Imagine finding out only 24 hours in advance that a horrific category 4 hurricane will make landfall close to where you live. You scramble to take cover or evacuate somewhere safe before the whipping winds, power outages, and torrential downpours cause damage and, sadly, even fatalities. A one-day warning happened to be the reality back in 1954.
Fortunately, as technology continues to evolve and improve, so has weather forecasting. Today, up to fourteen-day forecasts are available in many parts of the world.
“Over the past decade we have seen the accuracy of weather forecasts and the length of predictions greatly improve, predominantly due to the availability of compute resources,” said Scott Tease, Lenovo’s executive director of High Performance Computing and Artificial Intelligence.
What you may not know is that some of the world’s most powerful supercomputers are behind almost every weather prediction.
Which raises the question: How are supercomputers impacting weather forecasting now and in the future?
Before we tackle that question, let’s first talk about what a supercomputer is and how it works.
“A supercomputer takes very complex problems and breaks them down into parts that are worked on simultaneously by thousands of processors, instead of being worked on individually in a single system, like a regular computer. Thanks to parallel processing, researchers and scientists can generate insight much faster considering a laptop might take days or weeks to solve what a supercomputer can solve in minutes or hours,” explained Tease.
Think about it this way…
You’re in line at the grocery store and waiting to check out with a cart full of fresh items for you and 10 of your friends. Unfortunately, there is only one register open with a single person scanning items and the line is really starting to back up. Before you know it, 10 registers open up so you and your 10 friends grab a handful of items each, and go through all the registers at the same time and it only takes a matter of minutes to scan, bag and pay for your items.
This is similar to how parallel processing works.

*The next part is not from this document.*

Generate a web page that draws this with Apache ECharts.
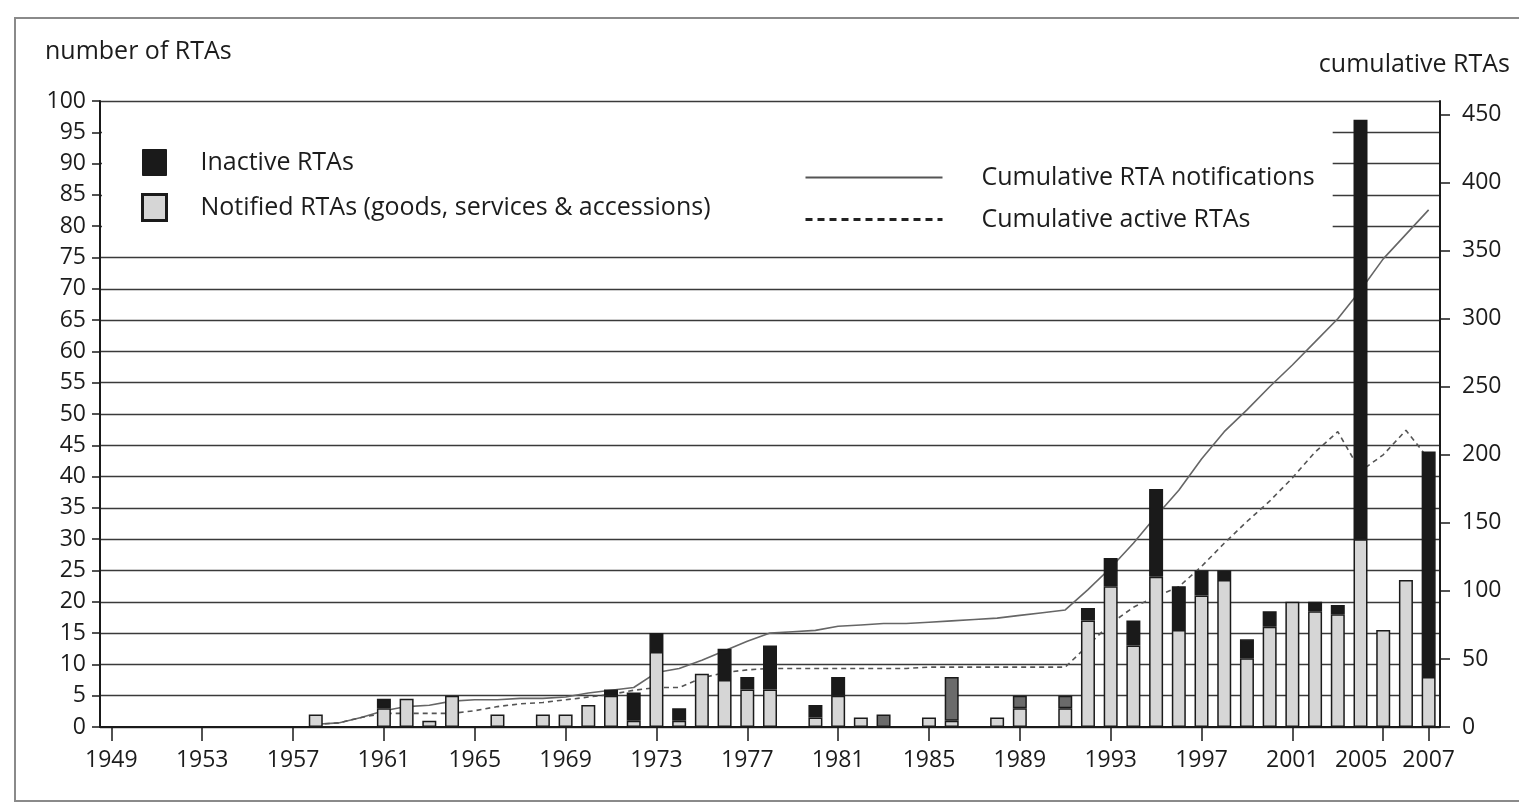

By taking large jobs and breaking them down into many small jobs that can be worked on at the same time across multiple systems, we can tackle problems that may have been insurmountable by a single system.
Okay, now back to supercomputers and weather forecasting.
Before supercomputers, we couldn’t receive early warnings for tsunamis and researchers couldn’t see the trajectory or impact of hurricanes or study patterns in climate change. We were really limited to making a guess based on a few basic inputs—because complex models, with thousands of rapidly-changing variables, were virtually impossible.
“Today, weather forecasting is achieved via the use of mathematical weather models of the atmosphere. These models consist of equations describing the state, the motion and the time evolution of various atmospheric parameters such as wind and temperature,” said Dr. Zaphiris Christidis, Lenovo’s weather segment leader. “Consequently, these equations are solved numerically on supercomputers which simulates the actual behavior of the atmosphere.”
But these weather simulations take millions of initial data points from sensors on weather satellites, weather balloons, ocean buoys, and weather stations—huge amounts of data. Weather models today are generally limited by compute performance.
As the performance of these supercomputers improves, more complex weather models can be employed, more data points can be ingested, and more scenarios can be accommodated to develop more accurate predictions.
“Even once we began using computer calculations in the 1950’s, weather predictions were highly inaccurate because of the limited computational power. For example, a weather model that we can run today in under 15 minutes on a standard Lenovo ThinkSystem server would have taken nearly 600 years to process on computer systems in the 1960’s,” added Dr. Christidis.